* **Given exercise**: Determine how many lines of the data below contain "document", then give only that number.

* **Data excerpt**:
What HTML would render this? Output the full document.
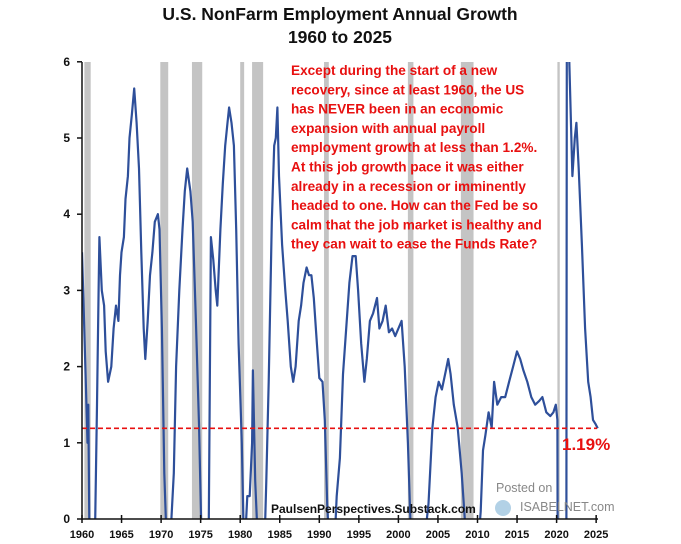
<!DOCTYPE html>
<html><head><meta charset="utf-8"><style>
html,body{margin:0;background:#fff;overflow:hidden;width:681px;height:544px;}
svg{display:block;font-family:"Liberation Sans",sans-serif;}
</style></head><body>
<svg id="c" width="681" height="544">
<text x="340" y="20" text-anchor="middle" font-size="17.5" font-weight="bold" fill="#111">U.S. NonFarm Employment Annual Growth</text>
<text x="340" y="43" text-anchor="middle" font-size="17.5" font-weight="bold" fill="#111">1960 to 2025</text>
<defs><clipPath id="pc"><rect x="82" y="62" width="520" height="457"/></clipPath></defs>
<g id="rec"></g>
<g id="ann" font-size="13.6" font-weight="bold" fill="#e81010">
<text x="291" y="75">Except during the start of a new</text>
<text x="291" y="94.3">recovery, since at least 1960, the US</text>
<text x="291" y="113.6">has NEVER been in an economic</text>
<text x="291" y="132.9">expansion with annual payroll</text>
<text x="291" y="152.2">employment growth at less than 1.2%.</text>
<text x="291" y="171.5">At this job growth pace it was either</text>
<text x="291" y="190.8">already in a recession or imminently</text>
<text x="291" y="210.1">headed to one.  How can the Fed be so</text>
<text x="291" y="229.4">calm that the job market is healthy and</text>
<text x="291" y="248.7">they can wait to ease the Funds Rate?</text>
</g>
<g id="series" clip-path="url(#pc)"></g>
<g id="axes"></g>
<text x="271" y="513" font-size="12" font-weight="bold" fill="#111">PaulsenPerspectives.Substack.com</text>
<text x="496" y="492" font-size="12.5" fill="#888">Posted on</text>
<circle cx="503" cy="508" r="8" fill="#9fc6e0" opacity="0.8"/>
<text x="520" y="511" font-size="12.5" fill="#888">ISABELNET.com</text>
</svg>
<script>
const years=[1960.0,1960.2,1960.5,1960.7,1960.8,1961.0,1961.6,1961.9,1962.1,1962.2,1962.5,1962.8,1963.0,1963.3,1963.7,1964.0,1964.3,1964.6,1964.8,1965.0,1965.3,1965.5,1965.8,1966.0,1966.3,1966.6,1966.9,1967.2,1967.5,1967.8,1968.0,1968.3,1968.6,1968.9,1969.2,1969.6,1969.8,1970.1,1970.4,1970.7,1971.0,1971.3,1971.6,1971.9,1972.3,1972.7,1973.0,1973.3,1973.7,1974.0,1974.4,1974.8,1975.1,1975.5,1976.0,1976.3,1976.6,1976.9,1977.1,1977.5,1977.8,1978.1,1978.4,1978.6,1978.9,1979.2,1979.5,1979.8,1980.2,1980.5,1980.9,1981.2,1981.5,1981.6,1981.9,1982.3,1982.9,1983.3,1983.6,1984.0,1984.3,1984.5,1984.7,1984.9,1985.3,1985.7,1986.0,1986.4,1986.7,1987.0,1987.4,1987.7,1988.0,1988.4,1988.7,1989.0,1989.3,1989.7,1990.0,1990.4,1990.7,1991.0,1991.3,1991.8,1992.2,1992.6,1993.0,1993.4,1993.8,1994.2,1994.6,1994.9,1995.3,1995.7,1996.0,1996.4,1996.8,1997.3,1997.6,1998.0,1998.4,1998.8,1999.2,1999.6,2000.0,2000.4,2000.8,2001.2,2001.6,2002.2,2002.7,2003.3,2003.8,2004.3,2004.7,2005.1,2005.5,2006.0,2006.3,2006.6,2007.0,2007.5,2008.0,2008.6,2009.2,2010.0,2010.4,2010.7,2011.0,2011.4,2011.8,2012.1,2012.5,2013.0,2013.5,2014.0,2014.5,2015.0,2015.4,2015.8,2016.3,2016.8,2017.3,2017.8,2018.2,2018.7,2019.2,2019.6,2019.9,2020.1,2020.3,2021.2,2021.3,2021.6,2022.0,2022.3,2022.5,2022.8,2023.2,2023.6,2024.0,2024.3,2024.6,2024.9,2025.2];
const growth=[3.5,2.8,1.7,1.0,1.5,-1,-0.5,1.5,3.0,3.7,3.0,2.8,2.2,1.8,2.0,2.5,2.8,2.6,3.2,3.5,3.7,4.2,4.5,5.0,5.3,5.65,5.2,4.6,3.5,2.5,2.1,2.6,3.2,3.5,3.9,4.0,3.8,2.5,0.6,-0.3,-0.5,0,0.6,2.0,3.0,3.8,4.3,4.6,4.3,3.9,2.6,1.2,-0.2,-1,-0.5,3.7,3.4,3.0,2.8,3.8,4.4,4.9,5.2,5.4,5.2,4.9,3.8,2.3,1.0,-0.5,0.3,0.3,1.0,1.95,0.5,-0.5,-1,0.5,1.8,3.9,4.9,5.0,5.4,4.5,3.6,3.0,2.6,2.0,1.8,2.0,2.6,2.8,3.1,3.3,3.2,3.2,2.9,2.3,1.85,1.8,1.3,0.2,-0.5,-0.6,0.3,0.8,1.9,2.5,3.1,3.45,3.45,3.0,2.3,1.8,2.1,2.6,2.7,2.9,2.5,2.6,2.8,2.45,2.5,2.4,2.5,2.6,2.0,1.0,-0.3,-1,-0.5,-0.3,0.2,1.2,1.6,1.8,1.7,1.95,2.1,1.9,1.5,1.2,0.6,-0.3,-3,-0.5,0.1,0.9,1.1,1.4,1.2,1.8,1.5,1.6,1.6,1.8,2.0,2.2,2.1,1.95,1.8,1.6,1.5,1.55,1.6,1.4,1.35,1.4,1.5,1.3,-10,-5,8,6.0,4.5,5.0,5.2,4.6,3.6,2.5,1.8,1.6,1.3,1.25,1.19];
const recStart=[1960.3,1969.9,1973.9,1980.0,1981.5,1990.6,2001.2,2007.9,2020.1];
const recEnd=[1961.1,1970.9,1975.2,1980.5,1982.9,1991.2,2001.9,2009.5,2020.4];
const xTicks=[1960,1965,1970,1975,1980,1985,1990,1995,2000,2005,2010,2015,2020,2025];
const yTicks=[0,1,2,3,4,5,6];
const threshold=1.19;
const NS="http://www.w3.org/2000/svg";
const X=y=>82+(y-1960)*7.91;
const Y=v=>519-v*76.2;
const YMIN=-0.02,YMAX=6.02;
function mk(t,a,p){const e=document.createElementNS(NS,t);for(const k in a)e.setAttribute(k,a[k]);p.appendChild(e);return e;}
const rec=document.getElementById('rec');
recStart.forEach((s,i)=>{const r=mk('rect',{x:X(s),y:62,width:X(recEnd[i])-X(s),height:457,fill:'#c4c4c4'},rec);

});
// clip each segment to [YMIN,YMAX] in data space
let d='',pen=false;
function pt(x,v,move){d+=(move?'M':'L')+X(x).toFixed(1)+','+Y(v).toFixed(1);}
for(let i=0;i<years.length-1;i++){
  let x0=years[i],v0=growth[i],x1=years[i+1],v1=growth[i+1];
  const lo=Math.min(v0,v1),hi=Math.max(v0,v1);
  if(hi<YMIN||lo>YMAX){pen=false;continue;}
  const at=v=>x0+(x1-x0)*(v-v0)/(v1-v0);
  let ax=x0,av=v0,bx=x1,bv=v1;
  if(av<YMIN){ax=at(YMIN);av=YMIN;} else if(av>YMAX){ax=at(YMAX);av=YMAX;}
  if(bv<YMIN){bx=at(YMIN);bv=YMIN;} else if(bv>YMAX){bx=at(YMAX);bv=YMAX;}
  const clippedStart=(v0<YMIN||v0>YMAX);
  if(!pen||clippedStart)pt(ax,av,true);
  pt(bx,bv,false);
  pen=!(v1<YMIN||v1>YMAX);
}
const ser=document.getElementById('series');
const ln=mk('path',{d:d,fill:'none',stroke:'#2e4f9a','stroke-width':2.2,'stroke-linejoin':'round'},ser);


const ax=document.getElementById('axes');
const th=mk('line',{x1:82,x2:597,y1:Y(threshold),y2:Y(threshold),stroke:'#e81010','stroke-width':1.6,'stroke-dasharray':'5,3'},ax);


const tl=mk('text',{x:562,y:450,'font-size':17,'font-weight':'bold',fill:'#e81010'},ax);
tl.textContent=threshold.toFixed(2)+'%';


const ya=mk('line',{x1:82,x2:82,y1:62,y2:520,stroke:'#111','stroke-width':1.5},ax);


const xa=mk('line',{x1:82,x2:598,y1:519,y2:519,stroke:'#111','stroke-width':1.5},ax);


yTicks.forEach(v=>{mk('line',{x1:77,x2:82,y1:Y(v),y2:Y(v),stroke:'#111','stroke-width':1.5},ax);
const t=mk('text',{x:70,y:Y(v)+4,'text-anchor':'end','font-size':12,'font-weight':'bold',fill:'#111'},ax);t.textContent=v;

});
xTicks.forEach(v=>{mk('line',{x1:X(v),x2:X(v),y1:515,y2:523,stroke:'#111','stroke-width':1.5},ax);
const t=mk('text',{x:X(v),y:538,'text-anchor':'middle','font-size':11,'font-weight':'bold',fill:'#111'},ax);t.textContent=v;

});
</script>
</body></html>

* **Reply to the exercise**: 5